Siding against Amazon, a federal judge has refused to order arbitration of a privacy dispute centered on the alleged collections of children's voiceprints.
The lawsuit was brought last year by a group of parents who allege that Amazon's Alexa violates their children's privacy by capturing and storing their voiceprints without permission from either them or their parents.
Lawyers who brought the case say in a class-action complaint that the alleged voiceprint collection violates privacy laws in eight states -- Florida, Illinois, Maryland, Massachusetts, Michigan, New Hampshire, Pennsylvania, and Washington.
Amazon contended the parents' case belonged in arbitration, arguing they agreed to arbitrate all claims before using Alexa -- a natural-language processing service.

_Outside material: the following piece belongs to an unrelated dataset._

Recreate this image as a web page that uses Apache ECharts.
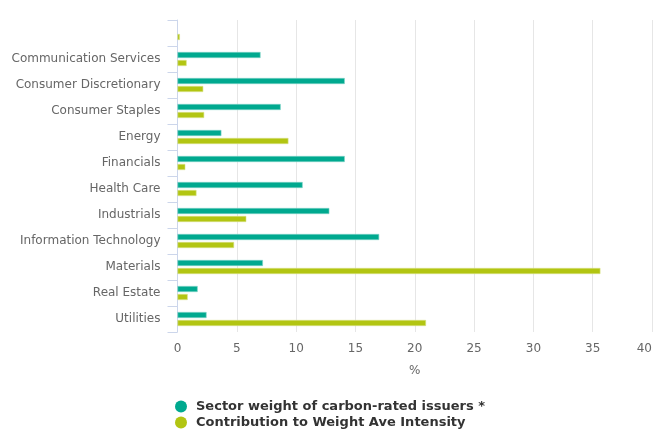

Amazon argued that those agreements also apply to the children, even though they didn't sign them.
U.S. District Court Judge Richard Jones in Seattle rejected Amazon's position.
“As a general rule, non-signatories are not bound by arbitration clauses,” Jones wrote in a decision issued Thursday.
He added that requiring arbitration could “lead to absurd results, where any nonregistered user who uses the devices in question could be bound by the arbitration agreement.”
The lawsuit against Amazon came soon after the advocacy groups Center for Digital Democracy and Campaign for a Commercial-Free Childhood said in a complaint filed with the Federal Trade Commission that Amazon's Echo Dot Kids Edition fails to comply with the federal children's privacy law.
Those groups alleged that the device violates the Children's Online Privacy Protection Act by collecting personal information from children -- including names, phone numbers, email addresses and other data -- without adequately inform parents about the data collection, or obtaining their consent.